I say all the time that I wouldn’t be here without books. I don’t even want to imagine what it would be like to actually live in a world without me. They keep me going during rough times. Without them, I don’t know what I’d do.
That I couldn’t breathe without books!
I can’t even imagine living in a world without books. It would be a closed world, a limited one, lacking in possibilities and new ideas. And even if that world had oral story traditions, it would be limited for me as a deaf person without a signed version of those stories.
I suppose if there had never been books in the world I wouldn’t miss them but if all the books were suddenly taken away there would be a huge hole in my life. I’d probably have to start writing them myself.
A world without books would be torturous!
It would be a pretty depressing world! Books are my happy place!
Oh so depressing
I would be heartbroken in a world without books. There goes my history degree, my dream of being a writer, and most of my conversation. Although my apartment would have a lot more room. Thanks for the great giveaway!
I… Don’t want to think about a world without books.
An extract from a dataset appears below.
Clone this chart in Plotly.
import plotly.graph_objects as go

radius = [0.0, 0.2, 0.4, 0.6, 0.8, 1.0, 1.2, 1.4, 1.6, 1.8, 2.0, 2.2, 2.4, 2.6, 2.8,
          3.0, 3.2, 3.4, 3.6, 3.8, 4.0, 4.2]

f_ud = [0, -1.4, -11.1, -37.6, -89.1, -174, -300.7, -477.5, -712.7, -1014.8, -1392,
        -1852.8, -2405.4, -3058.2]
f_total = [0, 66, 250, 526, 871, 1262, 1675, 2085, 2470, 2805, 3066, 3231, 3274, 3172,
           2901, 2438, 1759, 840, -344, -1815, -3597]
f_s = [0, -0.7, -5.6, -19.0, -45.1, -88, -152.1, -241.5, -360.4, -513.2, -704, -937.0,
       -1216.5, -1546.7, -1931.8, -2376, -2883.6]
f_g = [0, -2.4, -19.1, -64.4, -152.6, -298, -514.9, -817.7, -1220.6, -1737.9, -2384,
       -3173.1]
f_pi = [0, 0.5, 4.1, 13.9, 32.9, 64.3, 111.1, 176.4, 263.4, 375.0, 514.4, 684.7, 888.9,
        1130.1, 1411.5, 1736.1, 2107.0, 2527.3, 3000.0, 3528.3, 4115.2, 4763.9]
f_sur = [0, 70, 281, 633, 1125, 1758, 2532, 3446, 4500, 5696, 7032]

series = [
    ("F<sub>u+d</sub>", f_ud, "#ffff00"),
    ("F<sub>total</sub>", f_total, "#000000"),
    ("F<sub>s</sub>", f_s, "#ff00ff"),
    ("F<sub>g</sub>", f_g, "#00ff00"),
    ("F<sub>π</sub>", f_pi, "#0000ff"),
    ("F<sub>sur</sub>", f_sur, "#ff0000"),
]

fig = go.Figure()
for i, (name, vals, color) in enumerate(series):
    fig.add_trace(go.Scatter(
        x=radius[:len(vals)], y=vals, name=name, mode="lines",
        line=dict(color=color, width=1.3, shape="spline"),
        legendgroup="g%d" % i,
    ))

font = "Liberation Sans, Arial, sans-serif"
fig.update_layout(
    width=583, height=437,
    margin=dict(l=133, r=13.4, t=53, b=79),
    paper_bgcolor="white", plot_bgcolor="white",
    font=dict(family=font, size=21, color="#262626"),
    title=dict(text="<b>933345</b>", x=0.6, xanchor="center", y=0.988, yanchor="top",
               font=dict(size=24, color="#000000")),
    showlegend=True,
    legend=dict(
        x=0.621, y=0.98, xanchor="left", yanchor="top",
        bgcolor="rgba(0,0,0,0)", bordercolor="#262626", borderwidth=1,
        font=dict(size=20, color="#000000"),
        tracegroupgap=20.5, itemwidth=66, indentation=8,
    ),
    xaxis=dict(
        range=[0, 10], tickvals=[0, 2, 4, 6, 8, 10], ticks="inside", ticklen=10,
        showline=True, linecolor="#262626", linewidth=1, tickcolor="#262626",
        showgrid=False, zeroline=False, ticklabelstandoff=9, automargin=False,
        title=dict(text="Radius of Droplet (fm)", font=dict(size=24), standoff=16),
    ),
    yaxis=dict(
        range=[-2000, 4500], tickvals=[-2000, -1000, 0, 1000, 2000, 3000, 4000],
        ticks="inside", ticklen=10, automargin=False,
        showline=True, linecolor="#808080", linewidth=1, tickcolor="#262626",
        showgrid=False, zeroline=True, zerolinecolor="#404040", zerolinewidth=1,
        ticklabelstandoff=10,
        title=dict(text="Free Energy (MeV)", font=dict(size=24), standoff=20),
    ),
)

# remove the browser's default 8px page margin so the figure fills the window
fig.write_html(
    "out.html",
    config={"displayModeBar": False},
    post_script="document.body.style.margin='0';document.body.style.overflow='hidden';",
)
All I know is that I would be a very different person without them.
I would hate to live in world without books. I love books too much to give those up!
I can’t imagine a world without books…
I don’t even want to know. >_< (Okay, so maybe I'll end up being a writer, and it'll be a really bad one? I don't know.)
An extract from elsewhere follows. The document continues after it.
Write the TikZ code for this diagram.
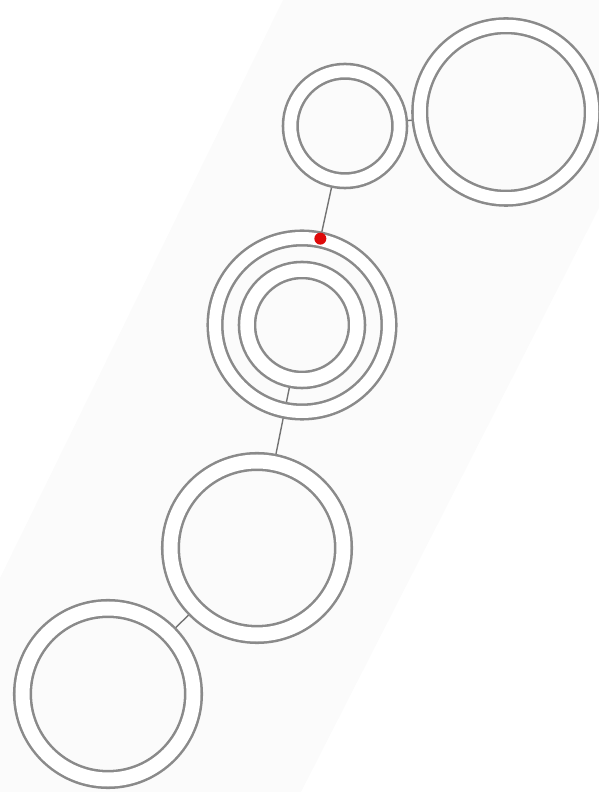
\documentclass[tikz,border=0pt]{standalone}
\usepackage{xcolor}
\definecolor{ringgray}{RGB}{138, 138, 138}
\definecolor{linkgray}{RGB}{115, 115, 115}
\definecolor{bandgray}{RGB}{251, 251, 251}
\definecolor{marker}{RGB}{222, 10, 10}
\usepackage{tikz}
\usetikzlibrary{positioning,backgrounds}

\begin{document}
\begin{tikzpicture}[
  ring/.style={circle, draw=ringgray, line width=1.45pt, double=white, double distance=0.24cm, inner sep=0pt},
  link/.style={draw=linkgray, line width=0.8pt},
  dotmark/.style={circle, fill=marker, inner sep=0pt, minimum size=0.24cm}
]
\useasboundingbox (0,0) rectangle (11.98,15.84);

% Rings
\node[ring, minimum size=2.19cm] (small) at (6.90, 13.32) {};
\node[ring, minimum size=3.45cm] (big) at (10.12, 13.60) {};
\node[ring, minimum size=3.48cm] (outer) at (6.04, 9.34) {};
\node[ring, minimum size=2.20cm, double distance=0.27cm] (inner) at (6.04, 9.34) {};
\node[ring, minimum size=3.46cm, double distance=0.28cm] (lower) at (5.14, 4.88) {};
\node[ring, minimum size=3.42cm, double distance=0.28cm] (corner) at (2.16, 1.96) {};

% Marker on the outer ring
\node[dotmark] (dot) at (outer.78) {};

% Band and connections
\begin{scope}[on background layer]
  \fill[bandgray] (5.66,15.84) -- (11.98,15.84) -- (11.98,11.68) -- (6.02,0) -- (0,0) -- (0,4.28) -- cycle;
  \draw[link] (small) -- (big);
  \draw[link] (small) -- (dot);
  \draw[link] (inner) -- (lower);
  \draw[link] (lower) -- (corner);
\end{scope}

\end{tikzpicture}
\end{document}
Ever since I was little I have loved to read, so a world without books would have meant a very boring and sad childhood. I wouldn’t have gotten to go on adventures with Harry Potter or babysat with The Babysitters Club. Now that I’m all grown up, I teach first grade. How could I teach first graders to read and to love reading if we lived in a world without books ? I can’t imagine a world without Pete the Cat or The Very Hungry Caterpillar. A world without books is a world I wouldn’t want to live in!
A world without books, to me, would be a mental death sentence. No cathartic release from a busy day. No exploring new concepts that I might never have thought of. No escape from reality. In short, a world without books would suck.
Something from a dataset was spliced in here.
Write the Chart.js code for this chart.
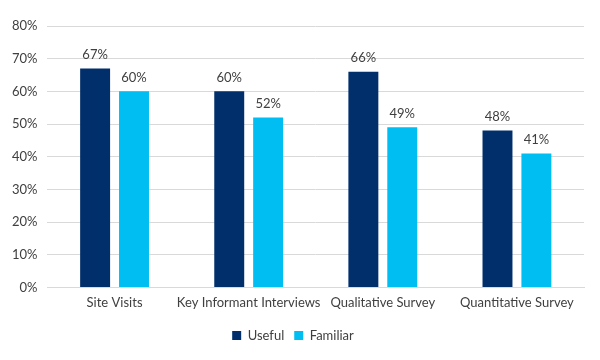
<!DOCTYPE html>
<html><head><meta charset="utf-8">
<script src="https://cdn.jsdelivr.net/npm/chart.js@4"></script>
<style>html,body{margin:0;padding:0;background:#fff}#wrap{width:600px;height:360px}</style>
</head><body><div id="wrap"><canvas id="c"></canvas></div>
<script>
const categories = ["Site Visits", "Key Informant Interviews", "Qualitative Survey", "Quantitative Survey"];
const useful = [67, 60, 66, 48];
const familiar = [60, 52, 49, 41];
const seriesNames = ["Useful", "Familiar"];
const FONT = 'Lato, "Open Sans", sans-serif';

const labelPlugin = {
  id: 'valLabels',
  afterDatasetsDraw(chart) {
    const ctx = chart.ctx;
    ctx.save();
    ctx.font = '13px ' + FONT;
    ctx.fillStyle = '#404040';
    ctx.textAlign = 'center';
    ctx.textBaseline = 'bottom';
    chart.data.datasets.forEach((ds, i) => {
      chart.getDatasetMeta(i).data.forEach((bar, j) => {
        ctx.fillText(ds.data[j] + '%', bar.x, bar.y - 7);
      });
    });
    ctx.restore();
  }
};

new Chart(document.getElementById('c'), {
  type: 'bar',
  data: {
    labels: categories,
    datasets: [
      { label: seriesNames[0], data: useful, backgroundColor: '#002f6c', categoryPercentage: 0.58, barPercentage: 0.77 },
      { label: seriesNames[1], data: familiar, backgroundColor: '#00bef2', categoryPercentage: 0.58, barPercentage: 0.77 }
    ]
  },
  options: {
    responsive: true, maintainAspectRatio: false, animation: false,
    layout: { padding: { left: 2, right: 16, top: 26, bottom: 8 } },
    plugins: {
      legend: { position: 'bottom', labels: { boxWidth: 9, boxHeight: 9, color: '#404040', font: { family: FONT, size: 13 }, padding: 10 } },
      tooltip: { enabled: false }
    },
    scales: {
      x: { grid: { display: false, drawTicks: false }, border: { color: '#d9d9d9', width: 1 }, ticks: { color: '#404040', maxRotation: 0, autoSkip: false, font: { family: FONT, size: 13 }, padding: 8 } },
      y: { min: 0, max: 80, ticks: { stepSize: 10, callback: v => v + '%', color: '#404040', font: { family: FONT, size: 13 }, padding: 10 }, grid: { color: '#d9d9d9', drawTicks: false }, border: { display: false } }
    }
  },
  plugins: [labelPlugin]
});
</script></body></html>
Dull and bland. My heart would ache for the fullness it once had. The adventures would cease, the love affairs vanished, and the battles over. Who could tell right from wrong? Who could see hear colors or see songs? A work without books is a world no more.
I honestly can’t fathom a world without books. I think I would be a very depressed person, honestly. My mind would have nowhere to visit and grow except from the people around me, which would be a limited sampling. Ugh, it’s too horrible to think about!